--- START OF Information supplied ---

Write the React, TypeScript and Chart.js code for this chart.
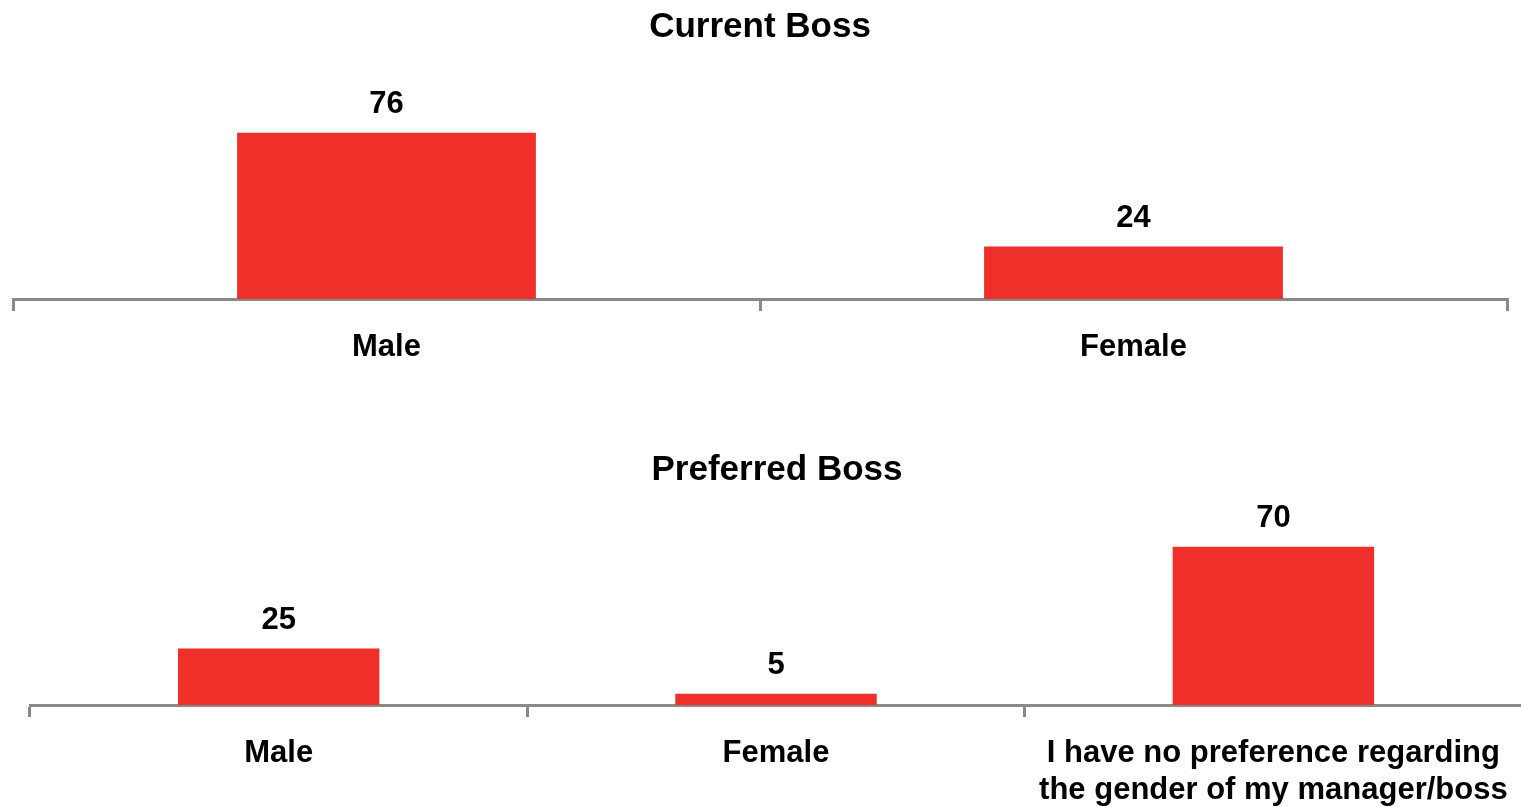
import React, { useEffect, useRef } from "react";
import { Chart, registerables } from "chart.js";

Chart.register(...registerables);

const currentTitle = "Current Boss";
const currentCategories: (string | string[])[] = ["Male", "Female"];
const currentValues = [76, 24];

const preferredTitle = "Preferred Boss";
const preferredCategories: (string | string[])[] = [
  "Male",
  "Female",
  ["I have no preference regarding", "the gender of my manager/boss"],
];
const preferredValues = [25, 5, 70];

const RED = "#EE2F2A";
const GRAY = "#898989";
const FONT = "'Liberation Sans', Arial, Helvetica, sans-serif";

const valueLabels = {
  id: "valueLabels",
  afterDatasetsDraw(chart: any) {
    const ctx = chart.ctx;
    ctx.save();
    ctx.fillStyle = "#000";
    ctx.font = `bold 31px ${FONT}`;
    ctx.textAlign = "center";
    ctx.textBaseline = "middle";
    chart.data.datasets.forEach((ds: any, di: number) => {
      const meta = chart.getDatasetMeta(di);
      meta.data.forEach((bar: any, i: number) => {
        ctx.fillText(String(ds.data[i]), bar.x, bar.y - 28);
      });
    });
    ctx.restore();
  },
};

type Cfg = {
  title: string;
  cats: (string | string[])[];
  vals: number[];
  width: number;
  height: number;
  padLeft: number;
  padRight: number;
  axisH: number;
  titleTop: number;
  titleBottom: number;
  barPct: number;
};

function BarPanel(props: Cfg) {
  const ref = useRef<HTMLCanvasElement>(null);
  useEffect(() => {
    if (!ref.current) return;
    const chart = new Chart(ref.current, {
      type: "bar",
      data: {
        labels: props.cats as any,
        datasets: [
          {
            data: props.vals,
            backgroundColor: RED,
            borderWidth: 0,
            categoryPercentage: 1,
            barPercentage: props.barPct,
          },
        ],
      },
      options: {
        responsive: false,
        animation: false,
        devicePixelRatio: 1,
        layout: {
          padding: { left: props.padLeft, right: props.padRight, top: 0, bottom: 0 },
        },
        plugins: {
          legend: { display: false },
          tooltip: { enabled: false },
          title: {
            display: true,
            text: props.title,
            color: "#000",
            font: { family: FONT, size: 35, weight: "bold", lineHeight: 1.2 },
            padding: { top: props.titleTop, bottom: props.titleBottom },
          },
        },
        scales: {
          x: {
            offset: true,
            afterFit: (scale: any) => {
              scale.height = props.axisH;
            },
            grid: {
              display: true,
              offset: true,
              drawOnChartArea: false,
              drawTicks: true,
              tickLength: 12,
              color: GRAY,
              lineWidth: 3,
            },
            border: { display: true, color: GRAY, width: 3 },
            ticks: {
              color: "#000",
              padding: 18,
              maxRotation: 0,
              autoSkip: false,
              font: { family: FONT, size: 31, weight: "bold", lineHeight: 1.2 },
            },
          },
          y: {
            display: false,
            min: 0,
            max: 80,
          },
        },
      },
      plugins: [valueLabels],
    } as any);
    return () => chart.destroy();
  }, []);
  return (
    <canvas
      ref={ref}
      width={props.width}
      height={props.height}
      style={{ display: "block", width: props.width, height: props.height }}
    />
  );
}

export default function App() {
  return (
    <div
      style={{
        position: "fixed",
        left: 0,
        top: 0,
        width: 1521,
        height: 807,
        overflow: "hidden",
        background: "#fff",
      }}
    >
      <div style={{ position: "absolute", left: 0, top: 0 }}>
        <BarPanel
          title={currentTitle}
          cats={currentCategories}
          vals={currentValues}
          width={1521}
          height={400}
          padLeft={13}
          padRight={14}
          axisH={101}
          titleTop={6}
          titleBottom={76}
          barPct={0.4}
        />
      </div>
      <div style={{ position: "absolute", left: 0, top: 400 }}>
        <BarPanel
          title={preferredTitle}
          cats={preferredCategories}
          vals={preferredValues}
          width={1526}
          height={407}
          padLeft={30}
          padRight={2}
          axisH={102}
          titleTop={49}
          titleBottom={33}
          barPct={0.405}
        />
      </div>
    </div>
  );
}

--- END OF Information supplied ---

Problem to solve. Without the pictures, write out the whole listing above exactly as it appears.

Complete answer.
Write the React, TypeScript and Chart.js code for this chart.
import React, { useEffect, useRef } from "react";
import { Chart, registerables } from "chart.js";

Chart.register(...registerables);

const currentTitle = "Current Boss";
const currentCategories: (string | string[])[] = ["Male", "Female"];
const currentValues = [76, 24];

const preferredTitle = "Preferred Boss";
const preferredCategories: (string | string[])[] = [
  "Male",
  "Female",
  ["I have no preference regarding", "the gender of my manager/boss"],
];
const preferredValues = [25, 5, 70];

const RED = "#EE2F2A";
const GRAY = "#898989";
const FONT = "'Liberation Sans', Arial, Helvetica, sans-serif";

const valueLabels = {
  id: "valueLabels",
  afterDatasetsDraw(chart: any) {
    const ctx = chart.ctx;
    ctx.save();
    ctx.fillStyle = "#000";
    ctx.font = `bold 31px ${FONT}`;
    ctx.textAlign = "center";
    ctx.textBaseline = "middle";
    chart.data.datasets.forEach((ds: any, di: number) => {
      const meta = chart.getDatasetMeta(di);
      meta.data.forEach((bar: any, i: number) => {
        ctx.fillText(String(ds.data[i]), bar.x, bar.y - 28);
      });
    });
    ctx.restore();
  },
};

type Cfg = {
  title: string;
  cats: (string | string[])[];
  vals: number[];
  width: number;
  height: number;
  padLeft: number;
  padRight: number;
  axisH: number;
  titleTop: number;
  titleBottom: number;
  barPct: number;
};

function BarPanel(props: Cfg) {
  const ref = useRef<HTMLCanvasElement>(null);
  useEffect(() => {
    if (!ref.current) return;
    const chart = new Chart(ref.current, {
      type: "bar",
      data: {
        labels: props.cats as any,
        datasets: [
          {
            data: props.vals,
            backgroundColor: RED,
            borderWidth: 0,
            categoryPercentage: 1,
            barPercentage: props.barPct,
          },
        ],
      },
      options: {
        responsive: false,
        animation: false,
        devicePixelRatio: 1,
        layout: {
          padding: { left: props.padLeft, right: props.padRight, top: 0, bottom: 0 },
        },
        plugins: {
          legend: { display: false },
          tooltip: { enabled: false },
          title: {
            display: true,
            text: props.title,
            color: "#000",
            font: { family: FONT, size: 35, weight: "bold", lineHeight: 1.2 },
            padding: { top: props.titleTop, bottom: props.titleBottom },
          },
        },
        scales: {
          x: {
            offset: true,
            afterFit: (scale: any) => {
              scale.height = props.axisH;
            },
            grid: {
              display: true,
              offset: true,
              drawOnChartArea: false,
              drawTicks: true,
              tickLength: 12,
              color: GRAY,
              lineWidth: 3,
            },
            border: { display: true, color: GRAY, width: 3 },
            ticks: {
              color: "#000",
              padding: 18,
              maxRotation: 0,
              autoSkip: false,
              font: { family: FONT, size: 31, weight: "bold", lineHeight: 1.2 },
            },
          },
          y: {
            display: false,
            min: 0,
            max: 80,
          },
        },
      },
      plugins: [valueLabels],
    } as any);
    return () => chart.destroy();
  }, []);
  return (
    <canvas
      ref={ref}
      width={props.width}
      height={props.height}
      style={{ display: "block", width: props.width, height: props.height }}
    />
  );
}

export default function App() {
  return (
    <div
      style={{
        position: "fixed",
        left: 0,
        top: 0,
        width: 1521,
        height: 807,
        overflow: "hidden",
        background: "#fff",
      }}
    >
      <div style={{ position: "absolute", left: 0, top: 0 }}>
        <BarPanel
          title={currentTitle}
          cats={currentCategories}
          vals={currentValues}
          width={1521}
          height={400}
          padLeft={13}
          padRight={14}
          axisH={101}
          titleTop={6}
          titleBottom={76}
          barPct={0.4}
        />
      </div>
      <div style={{ position: "absolute", left: 0, top: 400 }}>
        <BarPanel
          title={preferredTitle}
          cats={preferredCategories}
          vals={preferredValues}
          width={1526}
          height={407}
          padLeft={30}
          padRight={2}
          axisH={102}
          titleTop={49}
          titleBottom={33}
          barPct={0.405}
        />
      </div>
    </div>
  );
}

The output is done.